Day 1 started with breakfast at the base before loading up the ute and vans and heading out to the Colonia, where we would see the harsh reality of life here. As we left Mazatlan and headed into the “suburbs” we were met with the reason why we were here. The streets went from concrete to dirt, the buildings went from nice to ruins and the nicely clothed people soon become people without shoes and tattered clothing.
The houses became shacks and lean to’s and rubbish was littered everywhere. In between the sadness were little pockets of happiness where people had planted gardens and children ran around with big grins on their faces, not knowing any other way of life.
We pulled up to where we were building and I couldn’t hold back the tears as we met the family we were building for. Diego is 75, his wife Gabby is 63 and they share their shack with their 18-year-old grandson Jesus and his 14-year-old wife (and no, that is not a typo, yes she is married at 14!) Diego and Gabby have lived on this piece of land for 23 years, through the heat, through the tropical storms and everything in between! They have a small lean-to for shelter but when the storms hit they sleep under a tarp.
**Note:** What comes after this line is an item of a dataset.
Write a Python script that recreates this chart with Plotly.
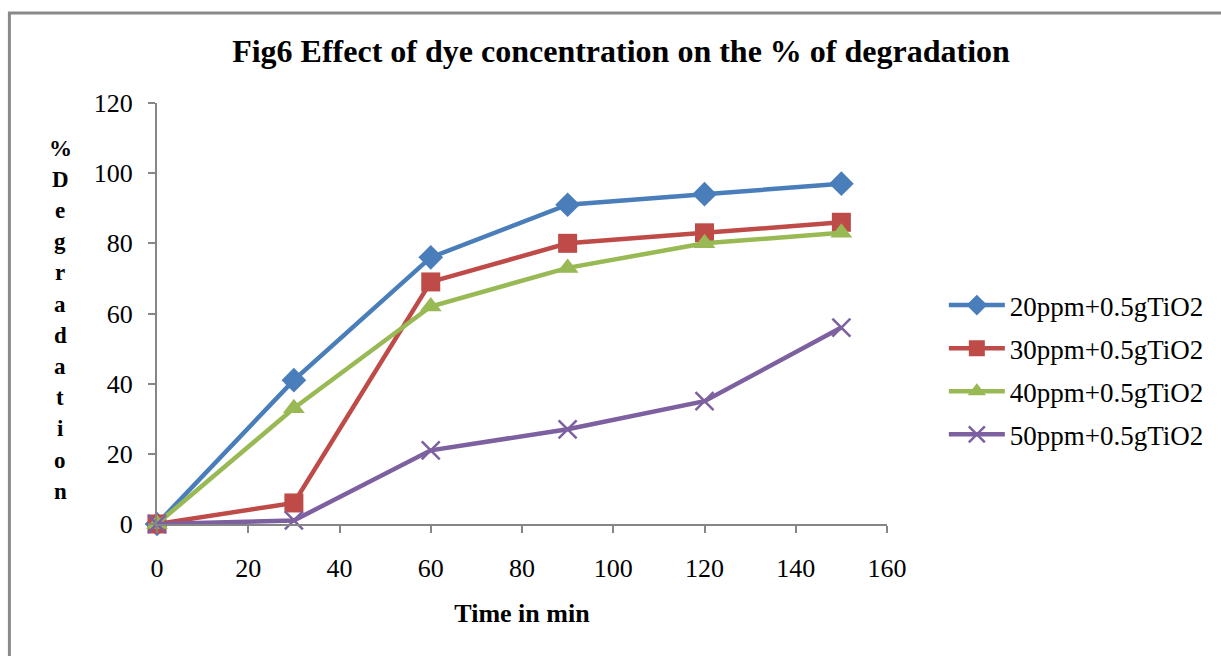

The concrete pad had already been laid and so once everything was unpacked we were into it…….
Within minutes, people were painting boards, metal framing was being screwed together, and everyone, yep all 22 of us, were busy doing something! As the sun beat down there were few places for shade and so we sweated in the 38-degree heat. All dignity and caring what we looked like went out the window, as we all worked hard for this family who needed us.
We welcomed the snack breaks and our lunch of tortillas were finished within minutes. The litres (and litres) of water in the big coolers were guzzled like there was no tomorrow, as we sweated under the hot sun.
The boards were painted a happy shade of green, and because the weather was so hot, they were just about dry as soon as we painted them, so they were pretty much put straight on to the house!
By 4pm, we were all exhausted so called it quits for the day and packed our gear away into the trailer for the night. We went back to the base for dinner and I think we were all in bed asleep by 8.30pm!
Day 2 was a little disappointing as we had a tropical storm the night before so the site was pretty muddy so not suitable for 22 people. It was decided that 9 of us would go to the site and the rest would stay back at the house for the day.
Today we finished screwing the outside on and put up all the Sheetrock (gib board) as well as mudding it (stopping it!) and putting the roof on. Again it was an exhausting day but so rewarding.
Day 3 and we were all back on site again. It was a crazy day as it was our last day and so we wanted to get everything finished for Diego and Gabby.
All hands were on deck as we fitted windows and door frames, finished gib stopping and painted the inside, got the electricity working and did all the finishing touches, to make this house into a home.
As part of our fundraising we had raised enough money for a furniture package, so the truck arrived with beds, fridge, stove, shelving, table and chairs, sheets, towels, plates and shelves full of food! It was exciting to set up home for them.
Finally at around 5 we had finished and so we all gathered around and prayed for the family and handed them the keys. It was emotional to say the least, and again the tears flowed as we watched them walk into their house for the first time. Even though we couldn’t understand them, and they us, no words were needed for us to see what this meant to them. To finally have a bed to sleep in and a place to call their own after 23 years of living in a shack was more than I could comprehend and again the tears rolled down my cheeks with what God has allowed us to be a part of.
I am exhausted, my body is sore and my head hurts from the heat, but my heart is overflowing with thankfulness for this incredible opportunity.